Daily Development for
Monday, September 15, 1997

by: Patrick A. Randolph, Jr.
Professor of Law
UMKC School of Law
randolphp@umkc.edu

ADVERSE POSSESSION; REQUIREMENT OF ACTUAL POSSESSION; BOUNDARIES: Dirt road surrounding area of claimed parcel adequately defines it, and adverse claimant's activity of cutting a road, clearing openings, buildings structures, storing materials on various parts of the property over a number of years can constitute adverse possession of the entire parcel.

Bryant v. Palmer Coking Coal Co., 936 P.2d 1163 (Wash. Ct. App. 1997).

The land in question consisted of a wooded area bounded on one side by an air strip and on the other by a dirt road. The claimant used the area around the air strip quite extensively, but, although he built some roads through the wooded area and parked some cars there, it was used far less than the balance of the tract. The title holders argued that where there is no defined boundary the adverse claimant must show extensive use of the claimed property so as to demonstrate a claim of ownership.

Indeed, the Washington court quotes language from prior case law that details a rather conservative view of the degree of "notoriousness" necessary to establish adverse possession:

"The acts constituting the warning which establishes notice must be made with sufficient obtrusiveness to be unmistakable to an adversary, not carried out with such silent civility that no one will pay attention . . . . Real property will be taken away from an original owner by adverse possession only when he was or should have been aware and informed that his interest was challenged."

Here, the adverse claimant had built a dirt road along what he believed was the northern boundary of his property. Even though the bulk of the activities were along the southern part of the parcel, and the balance of the parcel was wooded the extended activities on the southern part, coupled with some physical activitiy throughout, and the boundary demarcated by the road, constituted sufficient adverse possession even pursuant to the standards set forth above.

The real battle here, by the way, was over the mineral rights under the adverse claimant's activities. The adverse possession established these mineral rights. The court reversed a trial court finding that the severance of mineral rights from adjacent parcels indicated that that there had been a separate mineral estate created on this parcel. Thus the adverse possessor here got the mineral rights.

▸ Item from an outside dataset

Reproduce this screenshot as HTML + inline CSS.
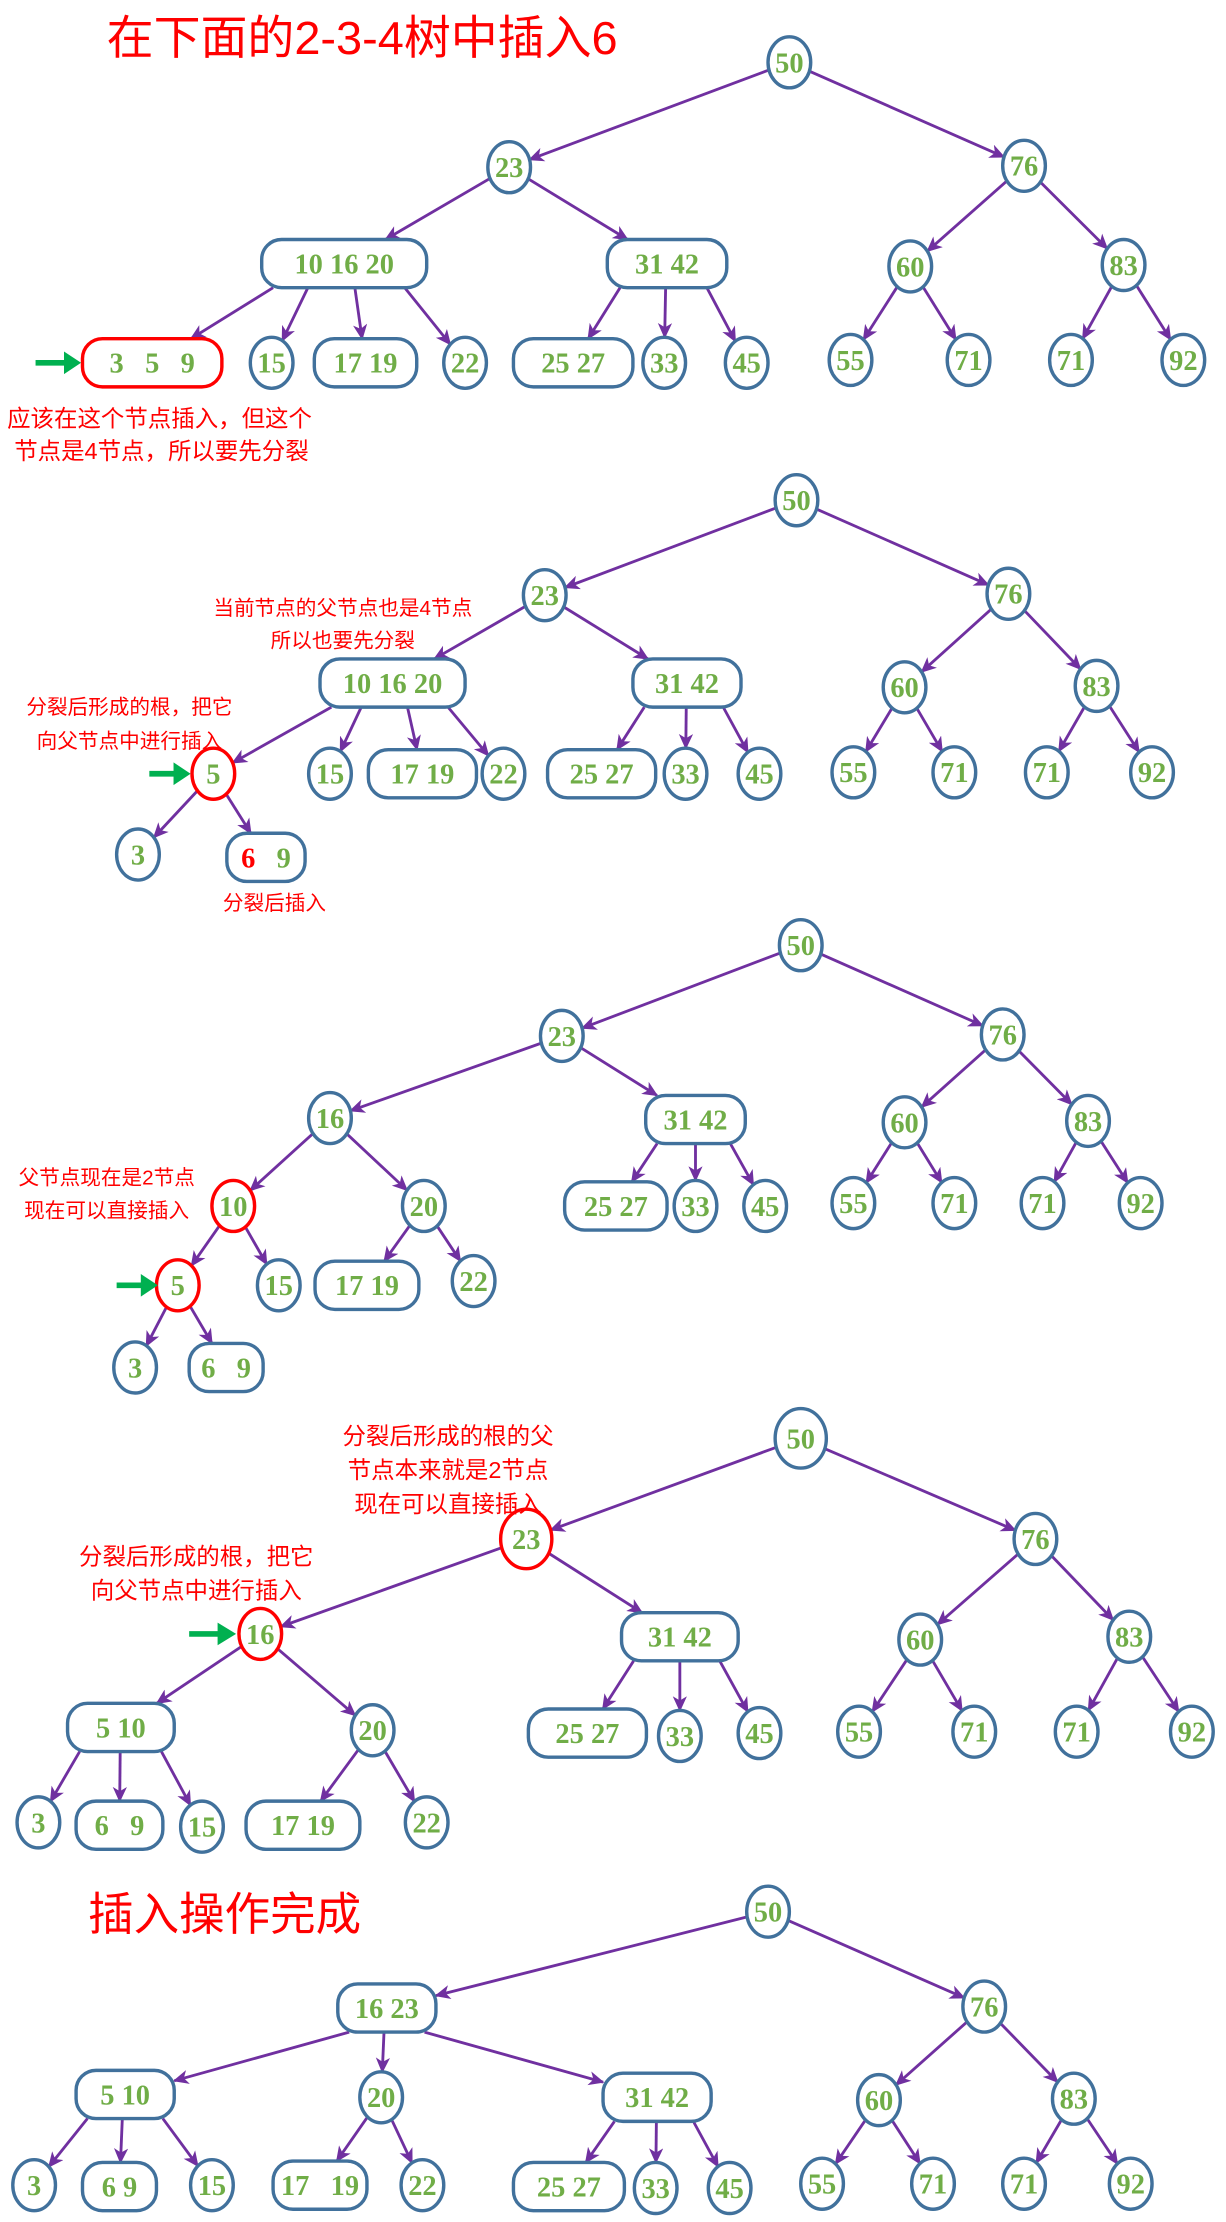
<!DOCTYPE html>
<html><head><meta charset="utf-8">
<style>
html,body{margin:0;padding:0;background:#fff;width:1226px;height:2222px;overflow:hidden}
svg{display:block}
.t{font-family:"Liberation Serif",serif;font-weight:bold;font-size:20px;fill:#70ad47;white-space:pre}
.r{font-family:"Liberation Sans","Noto Sans CJK SC",sans-serif;fill:#ff0000}
</style></head><body>
<svg id="s" width="1226" height="2222" viewBox="0 0 862 1568" preserveAspectRatio="none" xmlns="http://www.w3.org/2000/svg">
<defs><marker id="ar" markerUnits="userSpaceOnUse" markerWidth="12" markerHeight="12" refX="10" refY="5" orient="auto"><path d="M0,0 L11,5 L0,10 L3,5 z" fill="#7030a0"/></marker></defs>
<g id="edges"></g>
<g id="nodes"></g>
<g class="r">
<text x="75" y="38" font-size="33">在下面的2-3-4树中插入6</text>
<text x="5" y="301" font-size="16.5">应该在这个节点插入，但这个</text>
<text x="10" y="324" font-size="16.5">节点是4节点，所以要先分裂</text>
<text x="241" y="434" font-size="14.5" text-anchor="middle">当前节点的父节点也是4节点</text>
<text x="241" y="457" font-size="14.5" text-anchor="middle">所以也要先分裂</text>
<text x="91" y="504" font-size="14.5" text-anchor="middle">分裂后形成的根，把它</text>
<text x="91" y="528" font-size="14.5" text-anchor="middle">向父节点中进行插入</text>
<text x="193" y="642" font-size="14.5" text-anchor="middle">分裂后插入</text>
<text x="75" y="836" font-size="14.5" text-anchor="middle">父节点现在是2节点</text>
<text x="75" y="859" font-size="14.5" text-anchor="middle">现在可以直接插入</text>
<text x="315" y="1019" font-size="16.5" text-anchor="middle">分裂后形成的根的父</text>
<text x="315" y="1043" font-size="16.5" text-anchor="middle">节点本来就是2节点</text>
<text x="315" y="1067" font-size="16.5" text-anchor="middle">现在可以直接插入</text>
<text x="138" y="1104" font-size="16.5" text-anchor="middle">分裂后形成的根，把它</text>
<text x="138" y="1128" font-size="16.5" text-anchor="middle">向父节点中进行插入</text>
<text x="62" y="1362" font-size="32">插入操作完成</text>
</g>
<g stroke="#00b050" fill="#00b050">
<line x1="25" y1="256" x2="48" y2="256" stroke-width="4"/><path d="M45,248 L57,256 L45,264 z" stroke="none"/>
<line x1="105" y1="546" x2="125" y2="546" stroke-width="4"/><path d="M122,538 L134,546 L122,554 z" stroke="none"/>
<line x1="82" y1="907" x2="102" y2="907" stroke-width="4"/><path d="M99,899 L111,907 L99,915 z" stroke="none"/>
<line x1="133" y1="1153" x2="156" y2="1153" stroke-width="4"/><path d="M153,1145 L166,1153 L153,1161 z" stroke="none"/>
</g>
</svg>
<script>
var NS="http://www.w3.org/2000/svg",N={};
var D=[
['a50','50',555,44],['a23','23',358,118],['a76','76',720,117],['aA','10 16 20',242,186,116],['aB','31 42',469,186,84],['a60','60',640,188],['a83','83',790,187],
['a359','3   5   9',107,256,98,1],['a15','15',191,256],['a1719','17 19',257,256,72],['a22','22',327,256],['a2527','25 27',403,256,84],['a33','33',467,256],['a45','45',525,256],['a55','55',598,254],['a71','71',681,254],['a71b','71',753,254],['a92','92',832,254],
['b50','50',560,353],['b23','23',383,420],['b76','76',709,419],['bA','10 16 20',276,482,102],['bB','31 42',483,482,76],['b60','60',636,485],['b83','83',771,484],['b5','5',150,546,0,1],['b15','15',232,546],['b1719','17 19',297,546,76],['b22','22',354,546],['b2527','25 27',423,546,76],['b33','33',482,546],['b45','45',534,546],['b55','55',600,545],['b71','71',671,545],['b71b','71',736,545],['b92','92',810,545],['b3','3',97,603],['b69','69',187,605,55],
['c50','50',563,667],['c23','23',395,731],['c76','76',705,730],['c16','16',232,789],['cB','31 42',489,790,70],['c60','60',636,792],['c83','83',765,791],['c10','10',164,851,0,1],['c20','20',298,851],['c2527','25 27',433,851,72],['c33','33',489,851],['c45','45',538,851],['c55','55',600,849],['c71','71',671,849],['c71b','71',733,849],['c92','92',802,849],['c5','5',125,907,0,1],['c15','15',196,907],['c1719','17 19',258,907,73],['c22','22',333,904],['c3','3',95,965],['c69','6   9',159,965,52],
['d50','50',563,1015,0,0,21],['d23','23',370,1086,0,1,21],['d76','76',728,1086],['d16','16',183,1153,0,1],['dB','31 42',478,1155,82],['d60','60',647,1157],['d83','83',794,1155],['dA','5 10',85,1219,75],['d20','20',262,1221],['d2527','25 27',413,1223,83],['d33','33',478,1225],['d45','45',534,1223],['d55','55',604,1222],['d71','71',685,1222],['d71b','71',757,1222],['d92','92',838,1222],['d3','3',27,1286],['d69','6   9',84,1288,61],['d15','15',142,1289],['d1719','17 19',213,1288,80],['d22','22',300,1286],
['e50','50',540,1349],['eA','16 23',272,1417,69],['e76','76',692,1416],['eC','5 10',88,1478,69],['e20','20',268,1480],['eB','31 42',462,1480,76],['e60','60',618,1482],['e83','83',755,1481],['e3','3',24,1542],['e69','6 9',84,1543,52],['e15','15',149,1542],['e1719','17   19',225,1542,66],['e22','22',297,1542],['e2527','25 27',400,1543,78],['e33','33',461,1544],['e45','45',513,1544],['e55','55',578,1541],['e71','71',656,1541],['e71b','71',720,1541],['e92','92',795,1541]
];
var E="a50-a23 a50-a76 a23-aA a23-aB a76-a60 a76-a83 aA-a359 aA-a15 aA-a1719 aA-a22 aB-a2527 aB-a33 aB-a45 a60-a55 a60-a71 a83-a71b a83-a92 b50-b23 b50-b76 b23-bA b23-bB b76-b60 b76-b83 bA-b5 bA-b15 bA-b1719 bA-b22 bB-b2527 bB-b33 bB-b45 b60-b55 b60-b71 b83-b71b b83-b92 b5-b3 b5-b69 c50-c23 c50-c76 c23-c16 c23-cB c76-c60 c76-c83 c16-c10 c16-c20 cB-c2527 cB-c33 cB-c45 c60-c55 c60-c71 c83-c71b c83-c92 c10-c5 c10-c15 c20-c1719 c20-c22 c5-c3 c5-c69 d50-d23 d50-d76 d23-d16 d23-dB d76-d60 d76-d83 d16-dA d16-d20 dB-d2527 dB-d33 dB-d45 d60-d55 d60-d71 d83-d71b d83-d92 dA-d3 dA-d69 dA-d15 d20-d1719 d20-d22 e50-eA e50-e76 eA-eC eA-e20 eA-eB e76-e60 e76-e83 eC-e3 eC-e69 eC-e15 e20-e1719 e20-e22 eB-e2527 eB-e33 eB-e45 e60-e55 e60-e71 e83-e71b e83-e92".split(" ");
function el(t,a,p){var e=document.createElementNS(NS,t);for(var k in a)e.setAttribute(k,a[k]);p.appendChild(e);return e;}
var G=document.getElementById('nodes'),GE=document.getElementById('edges');
D.forEach(function(d){var o={x:d[2],y:d[3],w:d[4]||0,red:d[5]||0,r:d[6]||18};o.rx=o.w?o.w/2:o.r-3;o.ry=o.w?17:o.r;N[d[0]]=o;
 var st=o.red?'#ff0000':'#41719c';
 if(o.w) el('rect',{x:o.x-o.w/2,y:o.y-17,width:o.w,height:34,rx:14,ry:14,fill:'#fff',stroke:st,'stroke-width':2.4},G);
 else el('ellipse',{cx:o.x,cy:o.y,rx:o.rx,ry:o.ry,fill:'#fff',stroke:st,'stroke-width':2.4},G);
 var t=el('text',{x:o.x,y:o.y+7,'text-anchor':'middle','class':'t'},G);
 if(d[0]=='b69'){var a=el('tspan',{fill:'#ff0000'},t);a.textContent='6';var b=el('tspan',{},t);b.textContent='   9';}
 else t.textContent=d[1];
});
function clip(o,sx,sy){var dx=sx-o.x,dy=sy-o.y,t;
 if(o.w){t=Math.min(Math.abs(dx)>0.01?o.rx/Math.abs(dx):1e9,o.ry/Math.abs(dy||0.01));}
 else t=1/Math.sqrt((dx/o.rx)*(dx/o.rx)+(dy/o.ry)*(dy/o.ry));
 return [o.x+dx*t,o.y+dy*t];}
E.forEach(function(s){var p=N[s.split('-')[0]],c=N[s.split('-')[1]],sx,sy;
 if(p.w&&c.y-p.y>40){var off=(c.x-p.x)*0.5,lim=p.w/2-8;off=Math.max(-lim,Math.min(lim,off));sx=p.x+off;sy=p.y+17;}
 else{var q=clip(p,c.x,c.y);sx=q[0];sy=q[1];}
 var e=clip(c,sx,sy);
 el('line',{x1:sx,y1:sy,x2:e[0],y2:e[1],stroke:'#7030a0','stroke-width':2,'marker-end':'url(#ar)'},GE);
});
</script>
</body></html>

The court also discussed the fact that the occasional incidence of strangers landing on the adverse possessor's airstrip did not interfere with the "exclusivity" of his possession. Such occasional uses were assumed to have been carried out with the possessor's implicit permission.

Comment 1: The case stands for the concept of "penumbral" adverse possession identified in a prior Washington case reported in these reports, Lloyd vs. Montecucco, 924 P.2d 927 (Wash. App. Div. 2, 1996) (the DD for March 3, 1997). There was no "constructive possession" here - no argument of color of title (although the facts suggest that such an argument was possible). Rather, the court simply concluded that one does not have to conduct a physical activity on every square foot of a claimed parcel if the nature of the activities demonstrates that an ownership claim is being made over an area broader than the activities themselves. The problem, of course, is showing where the boundaries of such "activity area" lie, and in this regard the possessor here could rely upon the dirt road to the north.

Comment 2: The statement that adverse possession must be so "unmistakeable" as to put an adversarial claimant on notice of a challenge to title is probably an overstatement of the conclusions reached in this case and of the adverse possession doctrine as applied in most jurisdictions. The more modern trend seems to be to acknowledge that a claimant can "build a title" by regularly making use of property, and even where this use might not be physically evident on every square foot of the property during every day of the possession, it can suffice.